Samsung launched the Note7 in August of last year. Almost immediately, reports came in of the phones catching fire and exploding. Samsung issued a global recall of the phones only two weeks after the launch, with the Consumer Products Safety Commission issuing its own official recall on September 9. Samsung began issuing replacements, but the replacements began exploding as well. Airlines began banning Note7s, and one exploded on a Southwest Airlines flight. In October, Samsung permanently ended production of the Note7.
The investigation centered on the battery, but the investigation hit a snag when the replacement phones, with a different battery, began exploding.
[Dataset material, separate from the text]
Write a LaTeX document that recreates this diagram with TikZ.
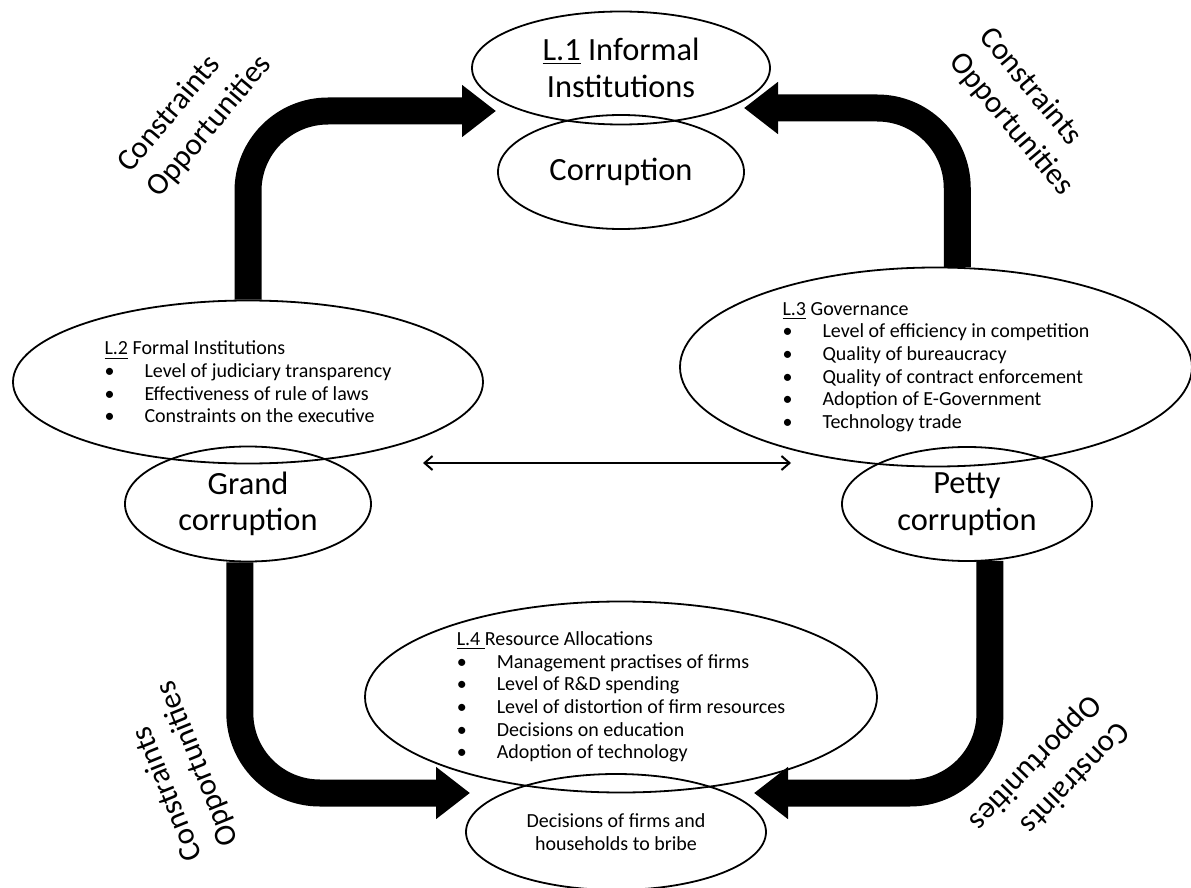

The Note7 batteries were sourced from two manufacturers: its own Samsung SDI division and Hong Kong-based Amperex Technology Ltd. (ATL). The initial exploding phones were powered by the SDI batteries. ATL made the batteries for Note7s sold in China, which did not explode, so it was tapped to provide the batteries for the replacement phones. Those began exploding as well, within weeks.
For the replacement phones, the Wall Street Journal reports that the problem was a manufacturing defect due to the quick ramp-up in production. Samsung is reportedly focusing on quality control and testing of batteries in the future.